The Battle with Fear [05]

I was watching one of my shows one night when one of the lines just struck me. “Music is in you.”  My heart was stirred because in the midst of this show, God began to show me more of the dreams that I had put on the wayside. Allow me to share how this has been true in my life.

Music has always been a part of my life, but similar to every area of my life the stronghold of fear had been trying to kill it.  Fear has had such an immense grip on anything that would bring life, joy, peace, and fulfillment. I can remember vividly standing in front of my church at the age of 8, microphone in hand ready to sing a song that I had practiced over and over. I was eager to sing any chance I got but mostly in my room with anything that resembled a microphone.  I would belt out my songs declaring the truth of who God is. But put me in front of anyone and I would feel shaken and paralyzed. I wondered if I could be free from the fear that wanted to paralyze me? Could I escape the nerves that wanted to take me out? I wanted to get out from underneath the suffocating hold of fear.

After every performance, I thought that was it. I thought I wouldn’t have to do it again, but the requests kept coming.  It didn’t matter the frequency as I got older, whether it was solos, leading worship, or speaking in front of people (large or small groups); I was enslaved to fear.

I began to have a love/hate relationship with music and the way in which God would minister through me.  I would do what God asked me to do, but I was so busy battling my fear and nervousness in the moment…making it extremely difficult to enter in and be present.  It was exhausting dealing with the anxiety for days and sometimes months in advance.

Recently I came across my old report cards. Almost every single one had this one remark, “Juliana has much to offer and needs to participate more.” The problem was, I didn’t want to be noticed.  I didn’t want to be seen, and yet God always seemed to want to put me up “front” and would put words or music on my heart to share.

After Mike and I were married, we lead worship together at our church and other events. Do you think the fear left? Nope! Though there was another person to do it with me, the fear still clung on.

Then we took a long break from leading worship anywhere.  We were in the trenches of having kids and that season was not one that was open to music.  I was both relieved and saddened at the same time.

A couple of years ago, we were a part of a home fellowship. The opportunity came around again to lead worship. The second Sunday I began to hear the lies very clearly, “Sit down! Be quiet! You have nothing to offer! Who do you think you are?!” They were loud and this time I actually couldn’t go any further. I broke down in front of this small fellowship. I confessed the lies. For YEARS, I had just tried to ignore the lies and suppress them; it clearly hadn’t worked. I opened up and let the hurts out. I opened up and spoke the lies into the LIGHT.

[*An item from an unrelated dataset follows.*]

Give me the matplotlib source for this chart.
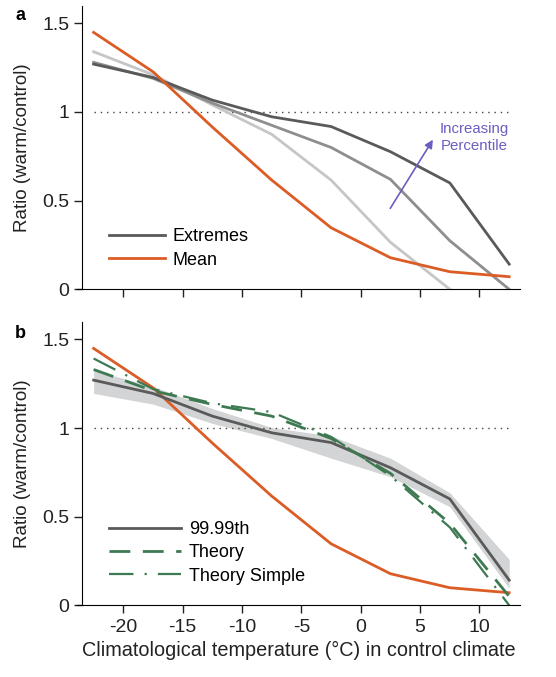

The small fellowship began to rally around me in prayer. They began to speak out loud the Truth of who I am, and we commanded this awful Spirit of Fear to go. I began to be taught a new way of casting down the things of old, of rebuking lies, and anything that sets itself against the true knowledge of God. I repented of the way that I had accepted that fear was just always going to be there. I confessed lie after lie that I had taken as Truth. I could actually feel fresh air coming back into my lungs! The weight that fear kept me under was actually being broken off!

God began to show me the calling He had on my life, it is using my VOICE; in various ways shapes and forms. And because of this, the enemy has set it as his mission to kill, steal and destroy any way of me rising up and believing the truth of who I am in Christ. I am a threat to the enemy when I believe all that God says about me. I am a threat to the enemy and the evil forces of darkness that are at work in this world when I walk confidently in who I am as a daughter of the King of kings and the Lord of lords! Yet, I am FREE by the work of Jesus on the Cross!

Perhaps you have been bound, shackled, and held back by fear or perhaps by something else in your life. Jesus has offered us a new way to live life. His way is all about FREEDOM!